Hacker News new | ask | show | jobs
by cherryturnover 1805 days ago
If the government allows companies to buy all the avenues to free speech, do you really have free speech? For reference, North Korea has rights to freedom of speech and assembly. But it definitely does not mean they actually have that right.

So arguing that the façade of a private company being allowed to shut you down is somehow rational is nothing beyond absurd. If you cannot express your speech anywhere because a mob disapproves, you don't have freedom of speech. Freedom of Speech is not "Freedom to only listen to the things I want to hear." Otherwise there is no free speech, just what is culturally acceptable.

3 comments

The solution to things like that (and we are nowhere near that) is antitrust law. But we are nowhere near that state today; the far right dominates talk radio and owns tons of local radio stations, and has Fox News, Newsmax, and OANN to get their message out, as well as lots of content on Facebook and Youtube even if those platforms ban some things.
Oh, I'm not saying it's rational. I'm pointing out that it's the current state of the neoliberal economic consensus. Companies can determine and who and what to amplify or block because Free Market fundamentalism outweighs human rights concerns, globally.

> the façade of a private company being allowed to shut you down is somehow rational is nothing beyond absurd

Indeed, it is, but that's where we are.

> a mob disapproves

In this case, it's not a mob. It's a handful of people who care more about making money than upholding rights.

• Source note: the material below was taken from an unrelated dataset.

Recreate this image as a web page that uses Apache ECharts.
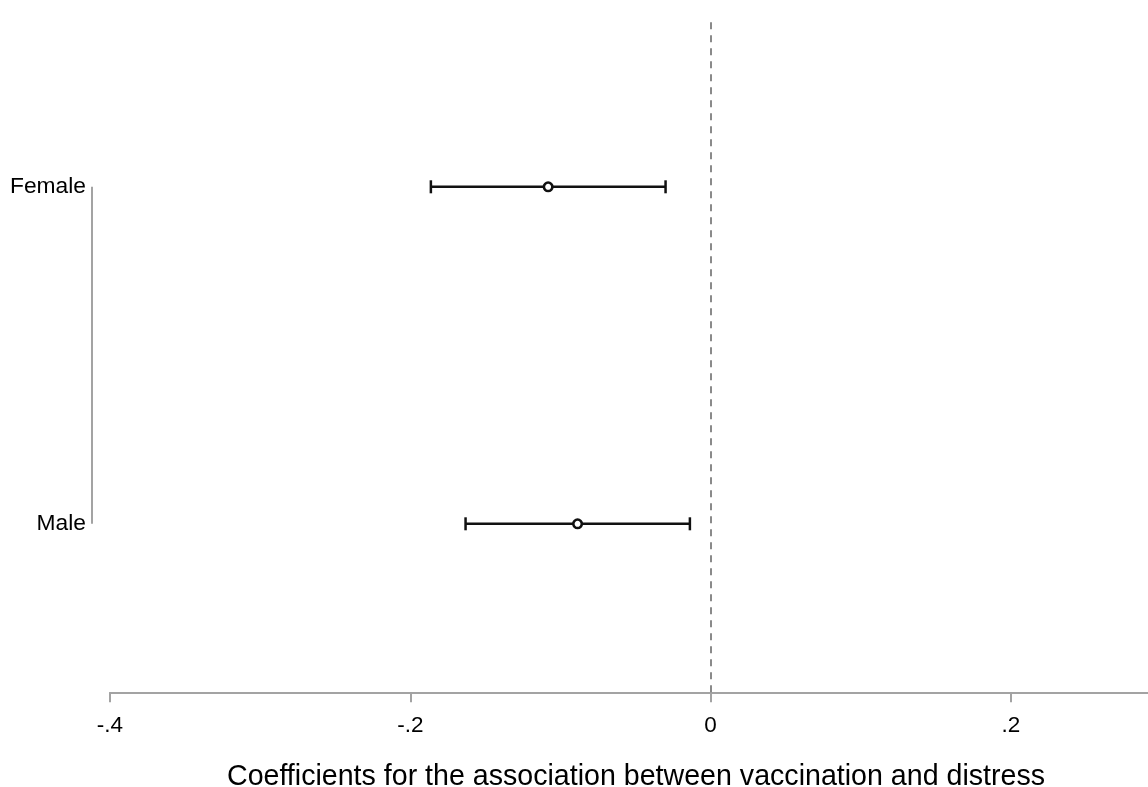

> there is no free speech, just what is culturally acceptable.

"Yet if all cannot be of one mind—as who looks they should be?—this doubtless is more wholesome, more prudent, and more Christian, that many be tolerated, rather than all compelled. I mean not tolerated popery, and open superstition, which, as it extirpates all religions and civil supremacies, so itself should be extirpate" - John Milton, "Areopagitica: A Speech for the Liberty of Unlicensed Printing to the Parliament of England", 1644 https://www.gutenberg.org/files/608/608-h/608-h.htm

Free speech has always been constrained by what is culturally acceptable.

You can't seriously be drawing parallels between Facebook and North Korea of all things. What could Facebook possibly do to prevent you from exercising your right to free speech and free assembly? If they have that power why aren't they using it to stamp out all of the various competing platforms that serve people banned from their own? This line of reasoning just doesn't make a lick of sense.